Тревожных симптомов нет (Варшавский) - страница 28

Я молчал. Арсеньев допил чай и встал:

– В общем, все ясно. Завтра я вас отправлю назад. Беата покажет вам, где можно переночевать. Спокойной ночи!

Дойдя до двери, он обернулся, посмотрел на меня долгим, изучающим взглядом и вышел.

Несколько минут мы сидели молча.

– Скажите, – нерешительно спросила Беата, – вы… очень любили Марию Алексеевну?

– Очень.

– Тогда… действительно, вам лучше туда не ходить.

– Но почему? Объясните мне, ради бога, что это все значит. Честно говоря, я меньше всего ожидал такого приема.

Беата задумчиво мешала ложечкой остывший чай.

– Не сердитесь на Алексея Николаевича. Ему тоже нелегко.

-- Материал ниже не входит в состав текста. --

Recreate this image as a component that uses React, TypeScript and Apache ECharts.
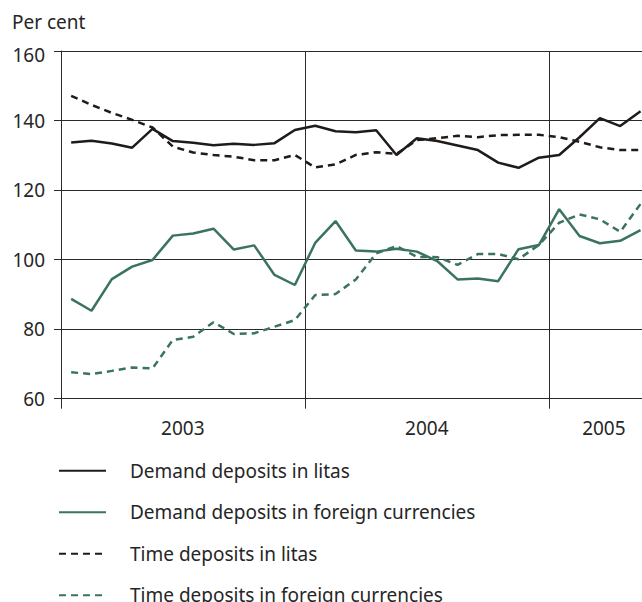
import React, { useEffect, useRef } from "react";
import * as echarts from "echarts";

const months: string[] = [
  "2003-01","2003-02","2003-03","2003-04","2003-05","2003-06","2003-07","2003-08","2003-09","2003-10","2003-11","2003-12",
  "2004-01","2004-02","2004-03","2004-04","2004-05","2004-06","2004-07","2004-08","2004-09","2004-10","2004-11","2004-12",
  "2005-01","2005-02","2005-03","2005-04","2005-05",
];

const demandLitas: number[] = [
  133.7, 134.2, 133.4, 132.2, 137.6, 134.1, 133.6, 132.9, 133.3, 133.0, 133.5, 137.3,
  138.5, 136.9, 136.6, 137.2, 130.1, 134.9, 134.1, 132.8, 131.5, 127.9, 126.4, 129.3,
  130.1, 135.2, 140.7, 138.4, 142.7,
];
const demandForeign: number[] = [
  88.7, 85.3, 94.4, 98.0, 99.9, 106.9, 107.5, 108.9, 102.9, 104.1, 95.6, 92.7,
  104.8, 111.1, 102.6, 102.3, 103.1, 102.3, 99.6, 94.3, 94.6, 93.8, 103.0, 104.2,
  114.5, 106.8, 104.7, 105.4, 108.5,
];
const timeLitas: number[] = [
  147.1, 144.5, 142.2, 140.2, 138.0, 132.5, 130.8, 130.1, 129.6, 128.6, 128.6, 130.1,
  126.5, 127.4, 130.1, 130.9, 130.4, 134.4, 134.9, 135.6, 135.2, 135.8, 135.9, 135.9,
  135.2, 133.9, 132.3, 131.5, 131.5,
];
const timeForeign: number[] = [
  67.6, 67.1, 68.0, 69.0, 68.7, 76.9, 77.8, 82.0, 78.6, 78.8, 80.7, 82.6,
  89.8, 90.1, 94.3, 101.8, 103.9, 100.8, 100.7, 98.5, 101.6, 101.6, 100.1, 104.2,
  110.6, 113.0, 111.6, 108.0, 116.0,
];

const seriesNames: string[] = [
  "Demand deposits in litas",
  "Demand deposits in foreign currencies",
  "Time deposits in litas",
  "Time deposits in foreign currencies",
];

const BLACK = "#1f1b19";
const GREEN = "#3b7361";
const TEXT = "#262626";
const FONT = "'Noto Sans', 'Open Sans', sans-serif";
const FS = 19;

export default function App() {
  const ref = useRef<HTMLDivElement>(null);

  useEffect(() => {
    if (!ref.current) return;
    const chart = echarts.init(ref.current, undefined, { renderer: "svg" });
    const isYearStart = (i: number) => i % 12 === 0;
    const labelIdx: Record<number, string> = { 5: "s", 17: "s", 26: "e" };
    const mk = (name: string, data: number[], color: string, dashed: boolean) => ({
      name,
      type: "line",
      data,
      symbol: "none",
      showSymbol: false,
      lineStyle: { color, width: 2.5, type: dashed ? [7, 5] : "solid", cap: "butt" },
      itemStyle: { color },
    });
    chart.setOption({
      animation: false,
      textStyle: { fontFamily: FONT },
      title: {
        text: "Per cent",
        left: 12,
        top: 12,
        padding: 0,
        textStyle: { fontFamily: FONT, fontSize: FS, fontWeight: "normal", color: TEXT },
      },
      grid: { left: 61, top: 51, right: 9.3, bottom: 221.3, containLabel: false },
      xAxis: {
        type: "category",
        data: months,
        boundaryGap: true,
        axisLine: { show: true, lineStyle: { color: "#2a2a2a", width: 1 } },
        axisTick: {
          show: true,
          interval: (i: number) => isYearStart(i),
          length: 10,
          lineStyle: { color: "#2a2a2a", width: 1 },
        },
        splitLine: {
          show: true,
          interval: (i: number) => isYearStart(i),
          lineStyle: { color: "#2a2a2a", width: 1 },
        },
        axisLabel: {
          interval: (i: number) => labelIdx[i] !== undefined,
          margin: 20,
          fontSize: FS,
          color: TEXT,
          fontFamily: FONT,
          formatter: (v: string, i: number) => `{${labelIdx[i] || "e"}|${v.slice(0, 4)}}`,
          rich: {
            s: { padding: [0, 0, 0, 20], fontSize: FS, color: TEXT, fontFamily: FONT },
            e: { padding: [0, 0, 0, 8], fontSize: FS, color: TEXT, fontFamily: FONT },
          },
        },
      },
      yAxis: {
        type: "value",
        min: 60,
        max: 160,
        interval: 20,
        axisLine: { show: true, lineStyle: { color: "#2a2a2a", width: 1 } },
        axisTick: { show: true, length: 7, lineStyle: { color: "#2a2a2a", width: 1 } },
        splitLine: { show: true, lineStyle: { color: "#2a2a2a", width: 1 } },
        axisLabel: {
          fontSize: FS,
          color: TEXT,
          margin: 16,
          fontFamily: FONT,
          formatter: (v: number) => (v === 160 ? `{t|${v}}` : `${v}`),
          rich: { t: { padding: [8, 0, 0, 0], fontSize: FS, color: TEXT, fontFamily: FONT } },
        },
      },
      legend: {
        orient: "vertical",
        left: 58,
        top: 460.7,
        padding: 0,
        itemWidth: 47,
        itemHeight: 20,
        itemGap: 21.5,
        itemStyle: { opacity: 0 },
        data: seriesNames,
        textStyle: { fontSize: FS, color: TEXT, fontFamily: FONT, padding: [0, 0, 0, 19], lineHeight: 20 },
      },
      series: [
        mk(seriesNames[0], demandLitas, BLACK, false),
        mk(seriesNames[1], demandForeign, GREEN, false),
        mk(seriesNames[2], timeLitas, BLACK, true),
        mk(seriesNames[3], timeForeign, GREEN, true),
      ],
    });
    return () => chart.dispose();
  }, []);

  return (
    <div style={{ position: "fixed", left: 0, top: 0, width: 642, height: 602, overflow: "hidden", background: "#fff" }}>
      <div ref={ref} style={{ width: 660, height: 620 }} />
    </div>
  );
}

Вчера он опять получил нагоняй в комитете.

– За что?

– За все, по совокупности. Неделю назад отправили в город Люшина со смертельной дозой радиации, а тут я еще со своей рукой. Арсеньева, с одной стороны, обвиняют в медлительности, а с другой – в пренебрежении опасностью, связанной с работой в зоне. Ну, я-то, допустим, сама виновата, а Люшин? Разве кто-нибудь мог предполагать, что там такие виды излучения, которые не задерживаются скафандрами? Теперь нужно переделывать скафандры под электростатические ловушки, но нет батарей. С ними какая-то задержка. В дополнение ко всему еще вы.

– Но я все-таки не понимаю, почему вы считаете, что мне туда лучше не ходить. Если речь идет об опасности, то…

Беата неожиданно положила свою ладонь на мою руку.

– Не надо, – сказала она, глядя мне в глаза. – Пожалуйста, не надо об этом говорить. Все гораздо сложнее, чем вы думаете. Пойдемте, я покажу вам вашу комнату. Вот только… – замялась она, – постельного белья не найдется.

– Не важно, – сказал я, – обойдусь и без белья.

Она провела меня по коридору и открыла одну из многочисленных дверей. В пустой комнате стояла кушетка, какие обычно бывают в кабинетах врачей.

– Вот здесь. К сожалению, больше ничего нет.

– Спасибо, – сказал я, – спокойной ночи!

– Спокойной ночи! – ответила она. – Как хорошо было бы для всех, если бы вы утром уехали!

* * *

Ворочаясь на неудобной кушетке, я снова перебирал в памяти события прошедшего дня.

Мне не в чем было упрекнуть работников комитета, хотя разрешение я получил только после длительных и настойчивых просьб. Во всяком случае, там все были со мной вежливы.

Хотя в грубости Арсеньева чувствовалось что-то нарочитое, у меня не возникало сомнений, что он приложит все усилия, чтобы вернуть меня в город. По-видимому, у него были какие-то причины не допускать меня к месту аварии. Самое странное было то, что он все равно ничего от меня не мог скрыть. Я читал все, что печаталось в официальных отчетах, и внимательно следил за дискуссией в журналах. Значит, в зоне было что-то, что не фигурировало в его донесениях, и он боялся, что я об этом узнаю. Мне вспомнился взгляд, который бросил на меня Арсеньев, выходя из комнаты. Так смотрит врач на больного, приговоренного к смерти, но еще не подозревающего об этом.